Background: Early identification of patients at high risk for psychological distress allows for timely intervention and improved prognosis. Current methods for predicting psychological distress in lung cancer patients using readily available data are limited.
Objective: This study aimed to develop a robust machine learning (ML) model for predicting psychological distress risk in lung cancer patients.
Methods: A cross-sectional study was designed to collect data from 342 lung cancer patients. Least Absolute Shrinkage and Selection Operator (LASSO) was used for feature selection. Model training and validation were conducted with bootstrap resampling method. Five-fold cross-validation evaluated and optimized the model with parameter tuning. Feature importance was assessed using SHapley additive exPlanations (SHAP) method.

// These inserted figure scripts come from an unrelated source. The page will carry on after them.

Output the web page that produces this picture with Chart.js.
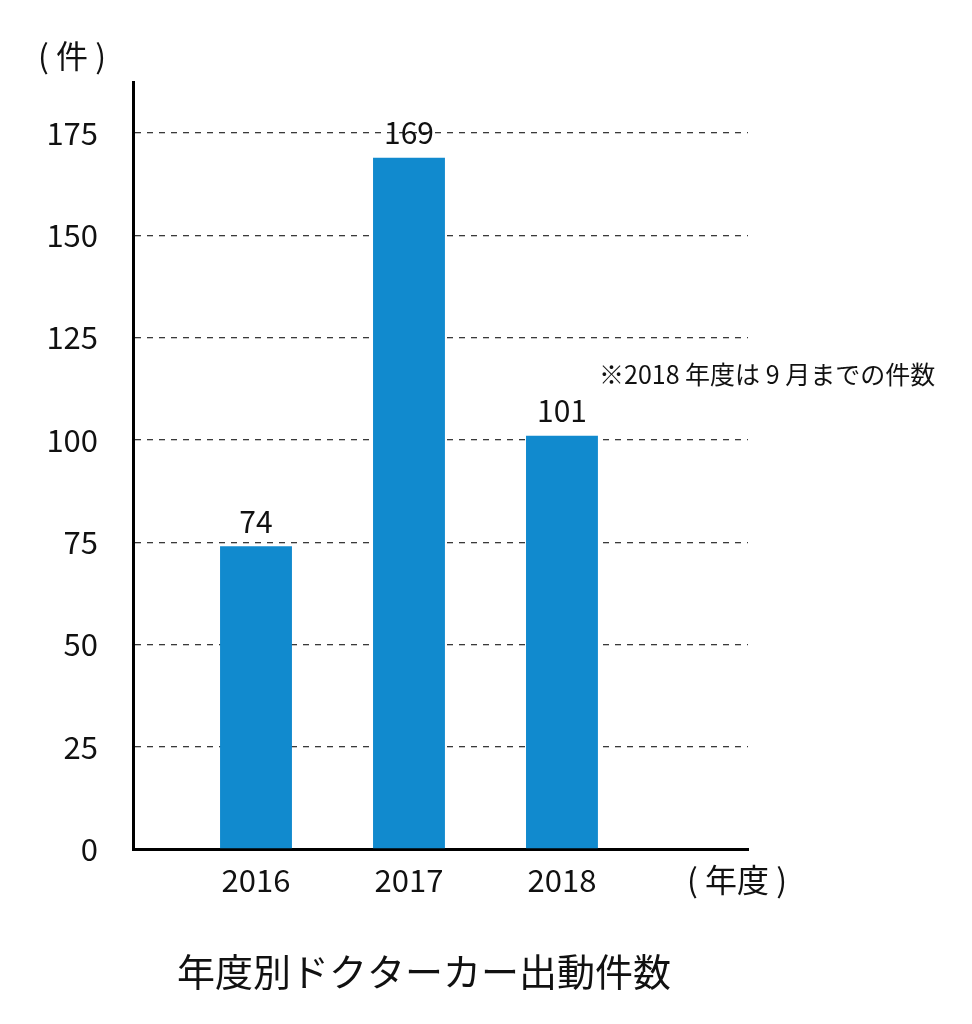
<!DOCTYPE html>
<html>
<head>
<meta charset="utf-8">
<script src="https://cdn.jsdelivr.net/npm/chart.js@4"></script>
<style>
  body { margin: 0; background: #fff; }
  #chart { display: block; }
</style>
</head>
<body>
<canvas id="chart" width="972" height="1024"></canvas>
<script>
const years = [2016, 2017, 2018];
const counts = [74, 169, 101];
const yTicks = [0, 25, 50, 75, 100, 125, 150, 175];

const chartTitle = '年度別ドクターカー出動件数';
const yUnit = '( 件 )';
const xUnit = '( 年度 )';
const note = '※2018 年度は 9 月までの件数';

const font = '"Noto Sans CJK JP", "Noto Sans", sans-serif';

// value labels above each bar + the free texts around the plot
const textPlugin = {
    id: 'texts',
    afterDatasetsDraw(chart) {
        const ctx = chart.ctx;
        ctx.save();
        ctx.fillStyle = '#111';
        ctx.textAlign = 'center';
        ctx.textBaseline = 'bottom';
        ctx.font = '30px ' + font;
        chart.getDatasetMeta(0).data.forEach((bar, i) => {
            ctx.fillText(counts[i], bar.x, bar.y - 10);
        });

        ctx.textBaseline = 'middle';
        ctx.font = '32px ' + font;
        ctx.fillText(yUnit, 72, 56);
        ctx.fillText(xUnit, 737, 880);

        ctx.font = '38px ' + font;
        ctx.fillText(chartTitle, 424, 972);

        ctx.textAlign = 'left';
        ctx.font = '25px ' + font;
        ctx.fillText(note, 599, 374);
        ctx.restore();
    }
};

const ctx = document.getElementById('chart').getContext('2d');
const chart = new Chart(ctx, {
    type: 'bar',
    data: {
        datasets: [{
            data: years.map((y, i) => ({ x: y, y: counts[i] })),
            backgroundColor: '#118ace',
            categoryPercentage: 1,
            barPercentage: 0.47
        }]
    },
    options: {
        responsive: false,
        animation: false,
        devicePixelRatio: 1,
        layout: { padding: { top: 82, right: 224, left: 0, bottom: 0 } },
        plugins: {
            legend: { display: false },
            tooltip: { enabled: false }
        },
        scales: {
            x: {
                type: 'linear',
                offset: false,
                min: 2015.196,
                max: 2019.216,
                afterFit: s => { s.height = 175; },
                grid: { display: false, drawTicks: false, offset: false },
                border: { display: true, width: 3, color: '#000' },
                ticks: {
                    stepSize: 1,
                    includeBounds: false,
                    padding: 13,
                    color: '#111',
                    font: { family: font, size: 31 },
                    callback: v => years.includes(v) ? String(v) : ''
                }
            },
            y: {
                min: 0,
                max: 187.5,
                afterFit: s => { s.width = 133; },
                afterBuildTicks: s => { s.ticks = yTicks.map(v => ({ value: v })); },
                grid: {
                    drawTicks: false,
                    color: c => c.tick && c.tick.value === 0 ? 'rgba(0,0,0,0)' : '#3a3a3a',
                    lineWidth: 1.3
                },
                border: { display: true, width: 3, color: '#000', dash: [6, 6] },
                ticks: {
                    padding: 35,
                    color: '#111',
                    font: { family: font, size: 31 }
                }
            }
        }
    },
    plugins: [textPlugin]
});
</script>
</body>
</html>
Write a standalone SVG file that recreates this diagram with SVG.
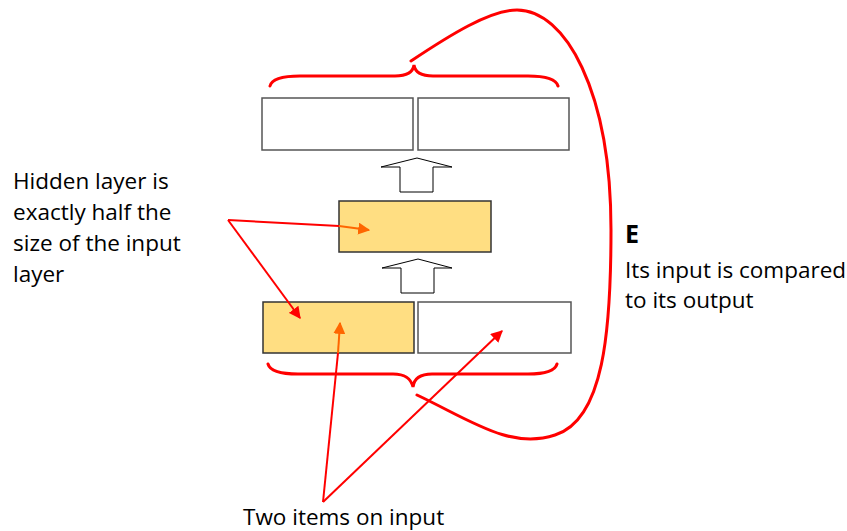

Results: Seven independent predictors emerged as the most valuable features. AUROC values ranged from 0.749 to 1.000 across the eight ML algorithms. The extreme gradient boosting (XGBoost) algorithm achieved the best performance, with AUROC values of 0.988, 0.945, and 0.922 in the training, validation, and test sets, respectively. SHAP analysis elucidated the model’s explanatory variables and their contributions to psychological distress risk. A web-based tool for calculating psychological distress risk was developed.
Limitations
The results of this cross-sectional study may limit causal inference and introduce selection bias. Some important variables were excluded, such as mindfulness. The model’s robustness might be compromised by the absence of external validation.
Conclusion: The XGBoost classifier demonstrates exceptional performance, and clinical implementation of the web-based risk calculator can serve as an easy-to-use tool for health practitioners to formulate early prevention and intervention strategies.